In 1857 he aroused the suspicion of the authorities again, so that he was forced to leave Finland, practically as a political refugee, and was deprived of the right of ever holding office in the university of Finland. He fled to Sweden.

In 1863 he married Anna Maria Mannerheim, the aunt of Carl Gustaf Emil Mannerheim.

Nordenskiöld settled in Stockholm, and soon he received an offer from Otto Torell, a geologist, to accompany him on an expedition to Spitsbergen.

To the observations of Torell on glacial phenomena Nordenskiöld added the discovery at Bell Sound of remains of Tertiary plants, and on the return of the expedition he received the appointment of a curator and Director of the Mineralogical Department of the Swedish Museum of Natural History (Naturhistoriska Riksmuseet) and a professorship in Mineralogy at the Swedish Academy of Sciences.

He was also awarded the 1869 Royal Geographical Society’s Founder’s Gold Medal.

Nordenskiöld’s participation in three geological expeditions to Spitsbergen, followed by longer Arctic explorations in 1867, 1870, 1872 and 1875, led him to attempt the discovery of the long-sought Northeast Passage.

This he accomplished in the voyage of the Vega, navigating for the first time the northern coasts of Europe and Asia. Starting from Karlskrona on 22 June 1878, the Vega doubled Cape Chelyuskin in the following August, and after being frozen in at the end of September near the Bering Strait, completed the voyage successfully in the following summer.

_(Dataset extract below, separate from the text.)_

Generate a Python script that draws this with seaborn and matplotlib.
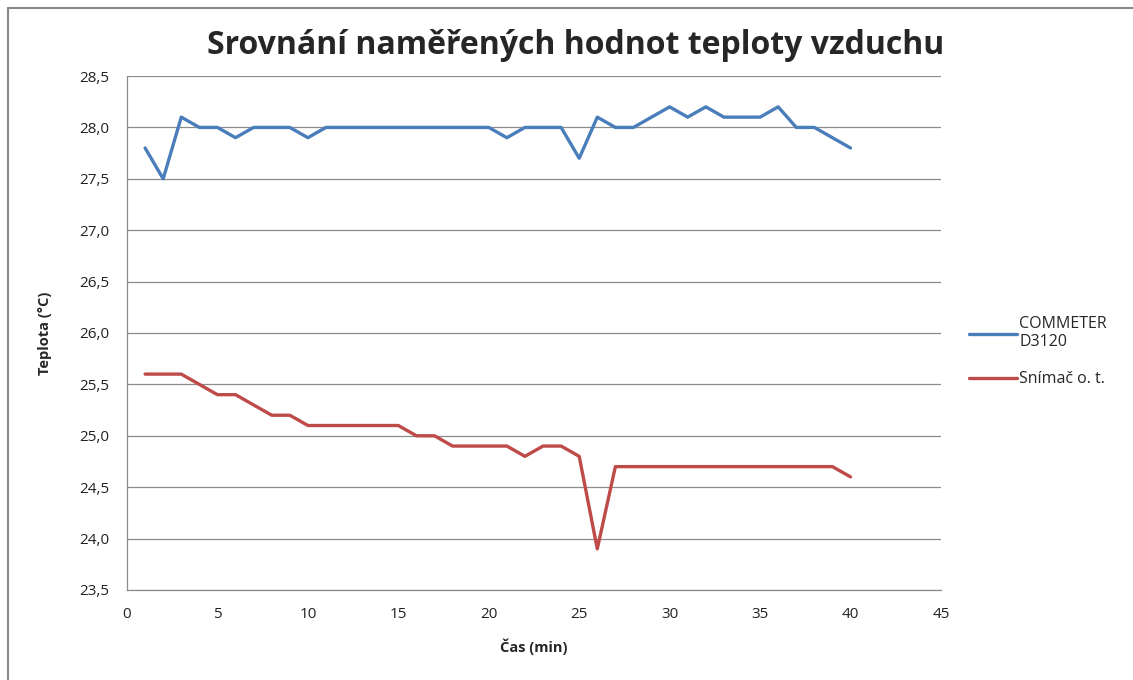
import matplotlib
matplotlib.use("Agg")
import matplotlib.pyplot as plt
import matplotlib.ticker as mticker
from matplotlib.lines import Line2D
import seaborn as sns
import pandas as pd

# --- DATA ---
time_min = list(range(1, 41))
commeter = [27.8, 27.5, 28.1, 28.0, 28.0, 27.9, 28.0, 28.0, 28.0, 27.9,
            28.0, 28.0, 28.0, 28.0, 28.0, 28.0, 28.0, 28.0, 28.0, 28.0,
            27.9, 28.0, 28.0, 28.0, 27.7, 28.1, 28.0, 28.0, 28.1, 28.2,
            28.1, 28.2, 28.1, 28.1, 28.1, 28.2, 28.0, 28.0, 27.9, 27.8]
snimac = [25.6, 25.6, 25.6, 25.5, 25.4, 25.4, 25.3, 25.2, 25.2, 25.1,
          25.1, 25.1, 25.1, 25.1, 25.1, 25.0, 25.0, 24.9, 24.9, 24.9,
          24.9, 24.8, 24.9, 24.9, 24.8, 23.9, 24.7, 24.7, 24.7, 24.7,
          24.7, 24.7, 24.7, 24.7, 24.7, 24.7, 24.7, 24.7, 24.7, 24.6]
series_names = ["COMMETER\nD3120", "Snímač o. t."]
colors = ["#4A7EBB", "#BE4B48"]

df = pd.DataFrame({
    "Čas": time_min * 2,
    "Teplota": commeter + snimac,
    "Přístroj": [series_names[0]] * len(time_min) + [series_names[1]] * len(time_min),
})

sns.set_theme(style="white")
plt.rcParams["font.family"] = ["Open Sans", "DejaVu Sans"]

fig = plt.figure(figsize=(11.33, 6.8), dpi=100)
ax = fig.add_axes([0.1121, 0.1324, 0.7184, 0.7558])

sns.lineplot(data=df, x="Čas", y="Teplota", hue="Přístroj", palette=colors,
             linewidth=2.4, ax=ax, legend=False)

ax.set_xlim(0, 45)
ax.set_ylim(23.5, 28.5)
ax.xaxis.set_major_locator(mticker.MultipleLocator(5))
ax.yaxis.set_major_locator(mticker.MultipleLocator(0.5))
ax.yaxis.set_major_formatter(mticker.FuncFormatter(lambda v, p: f"{v:.1f}".replace(".", ",")))
ax.grid(axis="y", color="#8C8C8C", linewidth=0.9)
ax.set_axisbelow(True)
for s in ["top", "right"]:
    ax.spines[s].set_visible(False)
for s in ["left", "bottom"]:
    ax.spines[s].set_color("#8C8C8C")
    ax.spines[s].set_linewidth(0.9)
ax.tick_params(axis="both", direction="out", length=7, width=0.9, color="#8C8C8C",
               labelsize=11, labelcolor="#222222", pad=6)
ax.tick_params(axis="x", pad=5)

ax.set_xlabel("Čas (min)", fontsize=10.5, fontweight="bold", labelpad=12)
ax.set_ylabel("Teplota (°C)", fontsize=10.5, fontweight="bold", labelpad=19)
fig.text(0.508, 0.933, "Srovnání naměřených hodnot teploty vzduchu",
         ha="center", va="center", fontsize=23, fontweight="bold")

handles = [Line2D([], [], color=c, linewidth=2.4) for c in colors]
fig.legend(handles, series_names, loc="center left", bbox_to_anchor=(0.843, 0.483),
           frameon=False, fontsize=11.5, handlelength=3.0, handletextpad=0.1,
           labelspacing=1.3)

# chart area border
fig.add_artist(Line2D([8 / 1133, 1.0], [1 - 7.5 / 680] * 2, color="#888888", linewidth=1.5))
fig.add_artist(Line2D([8 / 1133] * 2, [0.0, 1 - 7.5 / 680], color="#888888", linewidth=1.5))

fig.savefig("out.png", dpi=100)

He edited a monumental record of the expedition in five volumes, and himself wrote a more popular summary in two volumes.

On his return to Sweden he received an enthusiastic welcome, and in April 1880 was made a baron and a commander of the Order of the North Star.

In 1883, he visited the east coast of Greenland for the second time, and succeeded in taking his ship through the great ice barrier, a feat attempted in vain during more than three centuries. The captain on the Vega expedition, Louis Palander, was made a nobleman at the same time, and took the name Palander af Vega.

In 1893, Baron Nordenskiöld was elected to the 12th chair of the Swedish Academy.

As an explorer, Nordenskiöld was naturally interested in the history of Arctic exploration, especially as evidenced in old maps. This interest in turn led him to collect and systematically study early maps.

He is today remembered for two substantial monographs, which both included many facsimiles, on early printed atlases and geographical mapping and medieval marine charts, respectively the Facsimile-Atlas to the Early History of Cartography (1889) and Periplus (1897).

He left his huge personal collection of early maps to the University of Helsinki, and it was inscribed on UNESCO’s Memory of the World Register in 1997.